More Accurate Matching, Under the Hood
Several June changes aren't visible as new pages but make the trial matching itself more accurate:
- An eligibility-parsing bug fix. A trial criterion phrased as "not included" was in some cases being read as a criterion you met — a text-matching slip where the word "included" inside "not included" flipped the result. It's fixed, so exclusion criteria are read correctly.
- Better ordering for pretreated patients. When your profile signals a specific biomarker or a heavily-pretreated history, matching trials now surface higher in the list rather than getting buried.
- Fewer dead-end results. Trials that are marked "not yet recruiting" with no open sites in your country are now filtered out when you've set a location, and there's a display-side safety net so a search never lands you on an empty page.

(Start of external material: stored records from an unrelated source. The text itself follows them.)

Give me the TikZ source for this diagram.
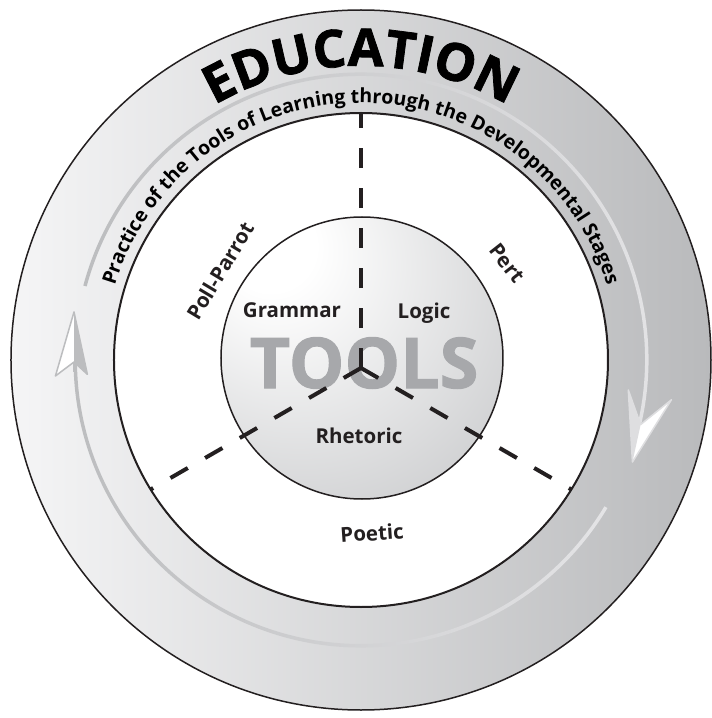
\documentclass[tikz,border=0pt]{standalone}
\usepackage{fontspec}
\setmainfont{Open Sans}
\newfontfamily\heavyfont[BoldFeatures={FakeBold=1.5}]{Open Sans}
\usepackage{tikz}
\usetikzlibrary{decorations.text}
\definecolor{ringleft}{HTML}{F5F5F6}
\definecolor{ringright}{HTML}{B9BABC}
\definecolor{arcdark}{HTML}{BCBDBF}
\definecolor{arclight}{HTML}{E4E4E6}
\definecolor{ballgray}{HTML}{C6C7C9}
\definecolor{toolsgray}{HTML}{A7A8AB}
\definecolor{inkblack}{HTML}{231F20}
\pgfdeclareradialshading{toolsball}{\pgfpoint{-18bp}{22bp}}{color(0bp)=(white); color(8bp)=(white); color(48bp)=(ballgray); color(80bp)=(ballgray)}
\newcommand\educfont{\heavyfont\bfseries\fontsize{52}{52}\selectfont}
\newcommand\pathfont{\fontsize{19.5}{19.5}\selectfont\bfseries}
\newcommand\stagefont{\fontsize{20.5}{20.5}\selectfont\bfseries}
\tikzstyle{stage} = [font=\stagefont, text=inkblack, inner sep=0pt]
\tikzstyle{spoke} = [draw=inkblack, line width=4pt, dash pattern=on 20pt off 20pt]
\tikzstyle{ring} = [draw=inkblack, line width=1.5pt]

\begin{document}
\begin{tikzpicture}[x=1pt, y=1pt]
	\useasboundingbox (-361,-358) rectangle (351,360);
	\shade[left color=ringleft, right color=ringright] (0,0) circle (350);
	\draw[ring] (0,0) circle (350);
	\shade[left color=arcdark, right color=arclight] (165:287.5) arc[start angle=165, end angle=-13, radius=287.5] -- (-13:284) arc[start angle=-13, end angle=165, radius=284] -- cycle;
	\shade[left color=arcdark, right color=arclight] (-31:287.5) arc[start angle=-31, end angle=-180, radius=287.5] -- (-180:284) arc[start angle=-180, end angle=-31, radius=284] -- cycle;
	\filldraw[fill=white, draw=arcdark, line width=1.5pt, line join=round] (170.5:291) -- (183:306) -- (180.4:287) -- (183:274) -- cycle;
	\fill[arcdark] (170.5:291) -- (180.4:287) -- (183:274) -- cycle;
	\filldraw[fill=white, draw=arclight!85!arcdark, line width=1.5pt, line join=round] (-20.6:290) -- (-7.3:313) -- (-13:287) -- (-6.4:269) -- cycle;
	\fill[arclight!85!arcdark] (-20.6:290) -- (-13:287) -- (-6.4:269) -- cycle;
	\path[decorate, decoration={text along path, text={|\educfont|EDUCATION}, text align=center}] (175:294) arc[start angle=175, end angle=5, radius=294];
	\path[decorate, decoration={text along path, text={|\pathfont|Practice of the Tools of Learning through the Developmental Stages}, text align=center}] (178:257) arc[start angle=178, end angle=2, radius=257];
	\filldraw[fill=white, draw=inkblack, line width=2pt] (0,0) circle (247);
	\shade[shading=toolsball] (1,2) circle (141);
	\draw[ring] (1,2) circle (141);
	\node[font=\heavyfont\bfseries\fontsize{70}{70}\selectfont, text=toolsgray, inner sep=0pt] (tools) at (3,-3) {TOOLS};
	\coordinate (hub) at (0,-8);
	\path (hub) ++(90:255) coordinate (topend);
	\path (hub) ++(210:243) coordinate (leftend);
	\path (hub) ++(330:243) coordinate (rightend);
	\draw[spoke] (hub) -- (topend);
	\draw[spoke] (hub) -- (leftend);
	\draw[spoke] (hub) -- (rightend);
	\node[stage] (grammar) at (-69,50) {Grammar};
	\node[stage] (logic) at (63,47) {Logic};
	\node[stage] (rhetoric) at (-2,-76) {Rhetoric};
	\node[stage, rotate=59] (pollparrot) at (-141,89) {Poll-Parrot};
	\node[stage, rotate=-52] (pert) at (146,97) {Pert};
	\node[stage, rotate=4] (poetic) at (11,-173) {Poetic};
\end{tikzpicture}
\end{document}
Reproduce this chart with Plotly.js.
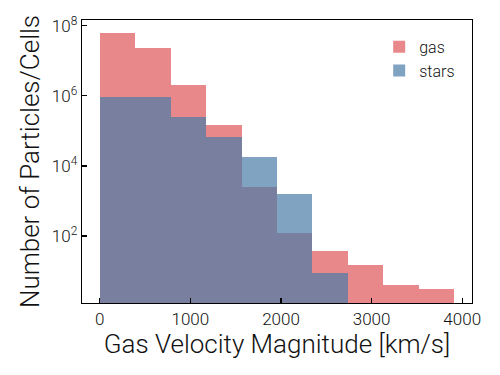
<!DOCTYPE html>
<html>
<head>
<meta charset="utf-8">
<script src="https://cdn.plot.ly/plotly-3.0.1.min.js"></script>
<style>html,body{margin:0;padding:0;background:#fff;}#chart{width:500px;height:375px;}</style>
</head>
<body>
<div id="chart"></div>
<script>
// Histogram bin edges [km/s]
const binEdges = [0, 391.2, 782.4, 1173.6, 1564.8, 1956, 2347.2, 2738.4, 3129.6, 3520.8, 3912];
// Counts per bin
const gasCounts   = [6.2e7, 2.3e7, 2.1e6, 1.5e5, 2.5e3, 120, 37, 15, 4, 3];
const starsCounts = [9.4e5, 9.2e5, 2.5e5, 6.9e4, 1.8e4, 1.6e3, 9, 0, 0, 0];
const seriesNames = ["gas", "stars"];
const xTickVals = [0, 1000, 2000, 3000, 4000];
const yTickVals = [1e2, 1e4, 1e6, 1e8];
const yTickText = ["10<sup>2</sup>", "10<sup>4</sup>", "10<sup>6</sup>", "10<sup>8</sup>"];

const lefts = binEdges.slice(0, -1);
const widths = lefts.map((e, i) => binEdges[i + 1] - e);

function trace(name, counts, color) {
  return {
    type: "bar",
    name: name,
    x: lefts,
    y: counts.map(c => c > 0 ? c : null),
    width: widths,
    offset: 0,
    marker: {color: color, line: {width: 0}},
    hoverinfo: "skip"
  };
}

const fam = "Roboto, 'DejaVu Sans', sans-serif";
const txt = "#111";

const data = [
  trace(seriesNames[0], gasCounts, "rgba(222,86,88,0.7)"),
  trace(seriesNames[1], starsCounts, "rgba(74,124,168,0.7)")
];

const layout = {
  width: 500, height: 375,
  margin: {l: 82, r: 28, t: 20, b: 72},
  paper_bgcolor: "#fff", plot_bgcolor: "#fff",
  barmode: "overlay",
  bargap: 0,
  font: {family: fam, color: txt, weight: 300},
  showlegend: true,
  legend: {
    x: 0.762, y: 0.965, xanchor: "left", yanchor: "top",
    bgcolor: "rgba(0,0,0,0)",
    font: {family: fam, size: 16, color: txt, weight: 300},
    itemwidth: 30,
    tracegroupgap: 6
  },
  xaxis: {
    range: [-196, 4108],
    tickvals: xTickVals,
    ticks: "inside", ticklen: 5, tickwidth: 1.2, tickcolor: "#000",
    showline: true, linecolor: "#000", linewidth: 1.3, mirror: true,
    showgrid: false, zeroline: false,
    tickfont: {family: fam, size: 17, color: txt, weight: 300},
    title: {text: "Gas Velocity Magnitude [km/s]", font: {family: fam, size: 26, color: txt, weight: 300}, standoff: 6}
  },
  yaxis: {
    type: "log",
    range: [0.088, 8.163],
    tickvals: yTickVals,
    ticktext: yTickText,
    ticks: "inside", ticklen: 5, tickwidth: 1.2, tickcolor: "#000",
    showline: true, linecolor: "#000", linewidth: 1.3, mirror: true,
    showgrid: false, zeroline: false,
    tickfont: {family: fam, size: 17, color: txt, weight: 300},
    title: {text: "Number of Particles/Cells", font: {family: fam, size: 26, color: txt, weight: 300}, standoff: 4}
  }
};

Plotly.newPlot("chart", data, layout, {staticPlot: true, displayModeBar: false});
</script>
</body>
</html>
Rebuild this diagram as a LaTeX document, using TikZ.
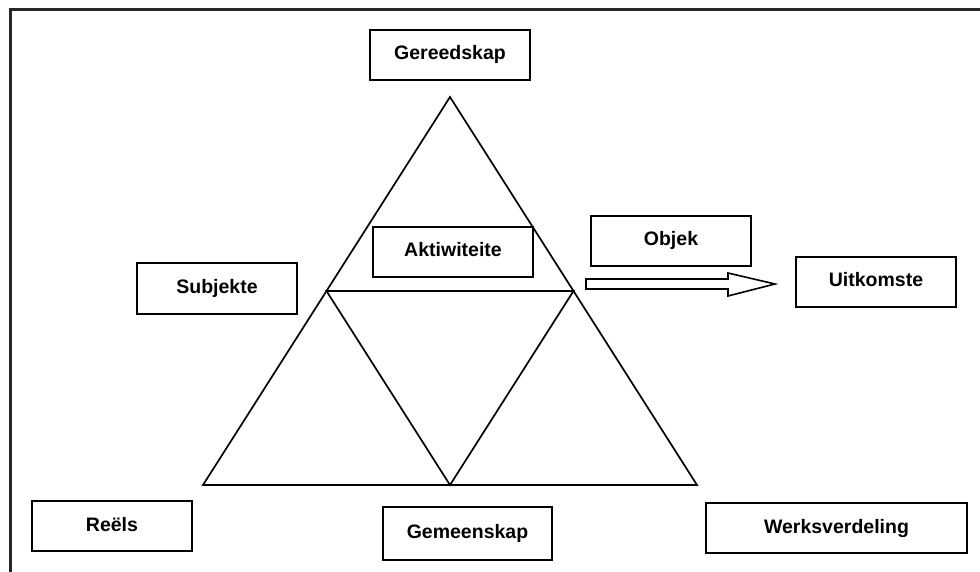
\documentclass[tikz,border=0pt]{standalone}
\usepackage{fontspec}
\setmainfont{Liberation Sans}
\usetikzlibrary{calc}
\begin{document}
\begin{tikzpicture}[x=1pt,y=-1pt,
  lbl/.style={draw=black,line width=1.6pt,fill=white,rectangle,inner sep=0pt,
    text height=14pt,text depth=4pt,
    font=\fontsize{19.5}{22}\selectfont\bfseries},
  tri/.style={line width=1.7pt,line join=miter}]
\useasboundingbox (0,0) rectangle (980,572);
\fill[white] (0,0) rectangle (980,572);
% frame (top and left visible)
\draw[line width=3pt,color=black!85] (980,10) -- (10.5,10) -- (10.5,572);
% triangle
\coordinate (A) at (450,97);
\coordinate (L) at (203,485);
\coordinate (R) at (697,485);
\coordinate (ML) at ($(A)!0.5!(L)$);
\coordinate (MR) at ($(A)!0.5!(R)$);
\coordinate (MB) at ($(L)!0.5!(R)$);
\draw[tri] (A) -- (L) -- (R) -- cycle;
\draw[tri] (ML) -- (MR) -- (MB) -- cycle;
% boxes
\node[lbl,minimum width=160pt,minimum height=50pt] (ger) at (450,55) {Gereedskap};
\node[lbl,minimum width=160pt,minimum height=50pt] (akt) at (453,252) {Aktiwiteite};
\node[lbl,minimum width=160pt,minimum height=50pt] (obj) at (671,241) {Objek};
\node[lbl,minimum width=160pt,minimum height=50pt] (uit) at (876,282) {Uitkomste};
\node[lbl,minimum width=160pt,minimum height=51pt] (sub) at (217,288.5) {Subjekte};
\node[lbl,minimum width=160pt,minimum height=50pt] (ree) at (112,526) {Reëls};
\node[lbl,minimum width=169pt,minimum height=53pt] (gem) at (467.5,533.5) {Gemeenskap};
\node[lbl,minimum width=261pt,minimum height=50pt] (wer) at (836.5,528) {Werksverdeling};
% hollow arrow
\draw[line width=1.6pt,line join=miter,fill=white]
  (586,279) -- (728,279) -- (728,273) -- (775,284) -- (728,296) -- (728,289) -- (586,289) -- cycle;
\end{tikzpicture}
\end{document}
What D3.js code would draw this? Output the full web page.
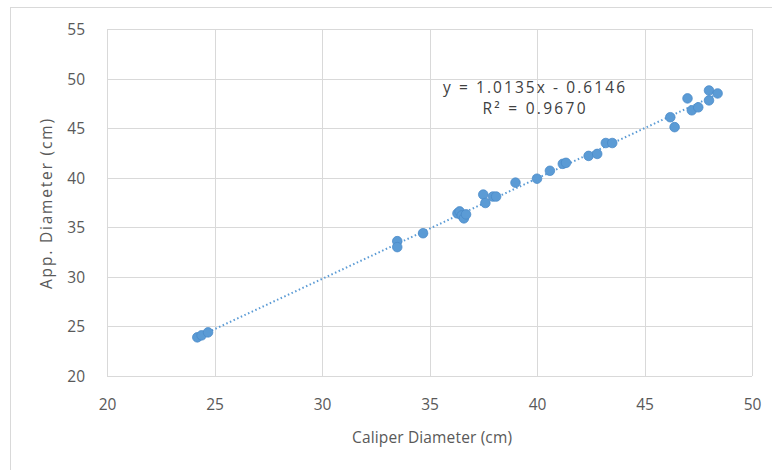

- Stage-mismatch handling. Trials requiring a clearly different disease stage than yours are now deprioritized deterministically, so the top of your list stays relevant.
The Wizard Got Much Faster
The wizard's first step — turning your cancer type into a working search — used to take around 20 seconds for common cancers while the questionnaire was prepared behind the scenes. It's now effectively instant: for the cancers most people search, that wait went from roughly 20 seconds to a fraction of a second. Less common searches that can't be prepared ahead of time are also noticeably faster than before.
Two changes did most of the work: the data for common cancers is now prepared in advance rather than on demand, and a slow save step that used to hold up your request was moved into the background.
The wizard also no longer breaks on unfamiliar input. If you enter a disease name the system doesn't immediately recognize — a rare subtype, a translation, or a typo — it used to occasionally error out and lose your place. It now falls back gracefully and still returns a usable search.
Smaller Improvements
- Mobile polish. A pass over the results and trial-detail pages fixed layout issues on phones.
- Neuroendocrine tumor grading. The questionnaire now accepts a Ki-67 percentage directly for neuroendocrine tumors, instead of asking you to translate it into a grade.
- Easier to find in search. Structured breadcrumb data was added across the site so pages show a clearer trail in Google results.
- Fresher disease pages. Over two dozen disease pages were re-verified against the trial corpus and updated with post-ASCO 2026 data, so their trial counts and Phase 3 lists reflect the current field.